Appending affects the outer list object (which is not shared), so m1 remains unchanged.

Rules of thumb for copying

.copy(), list(a), and a[:] all perform a shallow copy.
Shallow copy is usually fine for:
- Flat lists of immutable values (int, str, tuple, etc.).

For nested or mutable contents:

A shallow copy shares inner objects.

To obtain a fully independent 2D list, we can write:

1 2	m1: list[list[int]] = [[0, 0], [0, 0]] m2: list[list[int]] = [row.copy() for row in m1]

For arbitrary nested structures, we can use copy.deepcopy:

import copy

m1 = [[0, 0], [0, 0]]
m3 = copy.deepcopy(m1)      # full independent copy
m3[0][0] = 9

# m1 == [[0, 0], [0, 0]]
# m3 == [[9, 0], [0, 0]]

The apparent “different results” between b = a.copy() and m2 = m1.copy() come from the shape and mutability of the data inside the lists, not from the .copy() method itself: both calls perform shallow copies by design.

Mutable default arguments

Default argument values are evaluated once, when the function is defined, and then reused. Using a mutable default such as [] creates a single shared object.

1
2
3

def bad(acc: list[int] = []):        # shared list across calls
    acc.append(1)
    return acc

Correct pattern:

def good(acc: list[int] | None = None) -> list[int]:
    if acc is None:
        acc = []
    acc.append(1)
    return acc

Here we use None as a sentinel and allocate a fresh list when needed.

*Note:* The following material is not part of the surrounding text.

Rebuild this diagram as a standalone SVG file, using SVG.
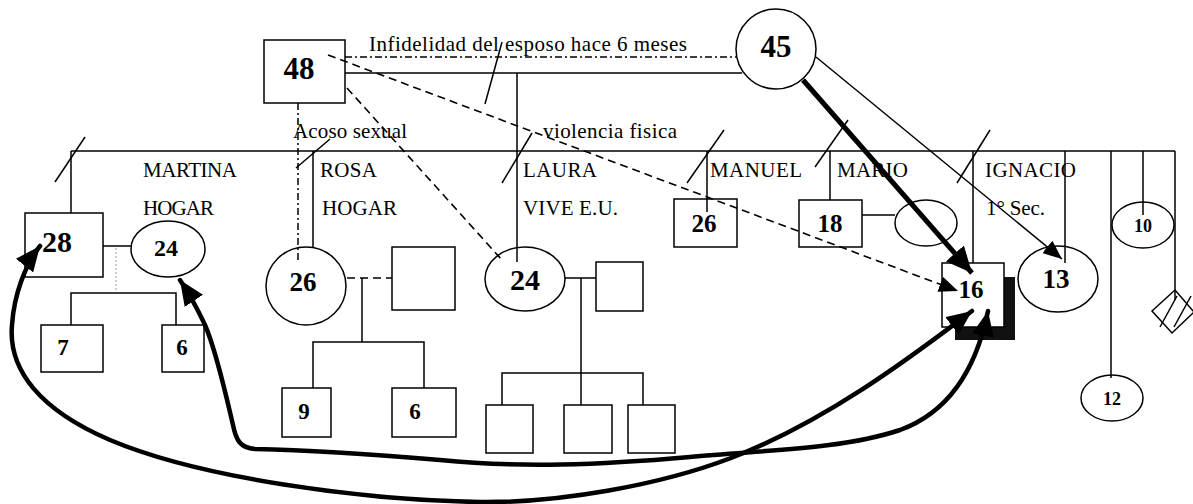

List multiplication with inner lists

Using * with a list duplicates references, not inner objects.

grid = [[0] * 3] * 3      # three references to the SAME inner list
grid[0][0] = 9

# All rows share the change:
# grid == [[9, 0, 0],
#          [9, 0, 0],
#          [9, 0, 0]]

Correct pattern for a proper 2D grid:

1	grid2 = [[0] * 3 for _ in range(3)] # distinct inner lists

Each iteration in the comprehension creates a new inner list, so rows are independent.

Summary

Python variables hold references to objects on the heap, not raw values.
Assignment copies references, so aliasing is common and often intentional.
Python uses call-by-sharing for function calls: parameters refer to the same objects as the caller’s variables.
Identity (is) and equality (==) are distinct; None checks use is.
.copy() performs a shallow copy: the outer container is new, but element references are reused.
- This is safe for flat lists of immutables.
- For nested or mutable contents, shallow copies share inner objects, which can lead to surprising interactions.
Typical bugs arise from unintentionally shared references: mutable defaults, list multiplication, and shallow copies of nested structures.

With this mental model, we can reason more systematically about lists, dictionaries, linked lists, trees, and other data structures in Python, especially in algorithmic and LeetCode-style problems.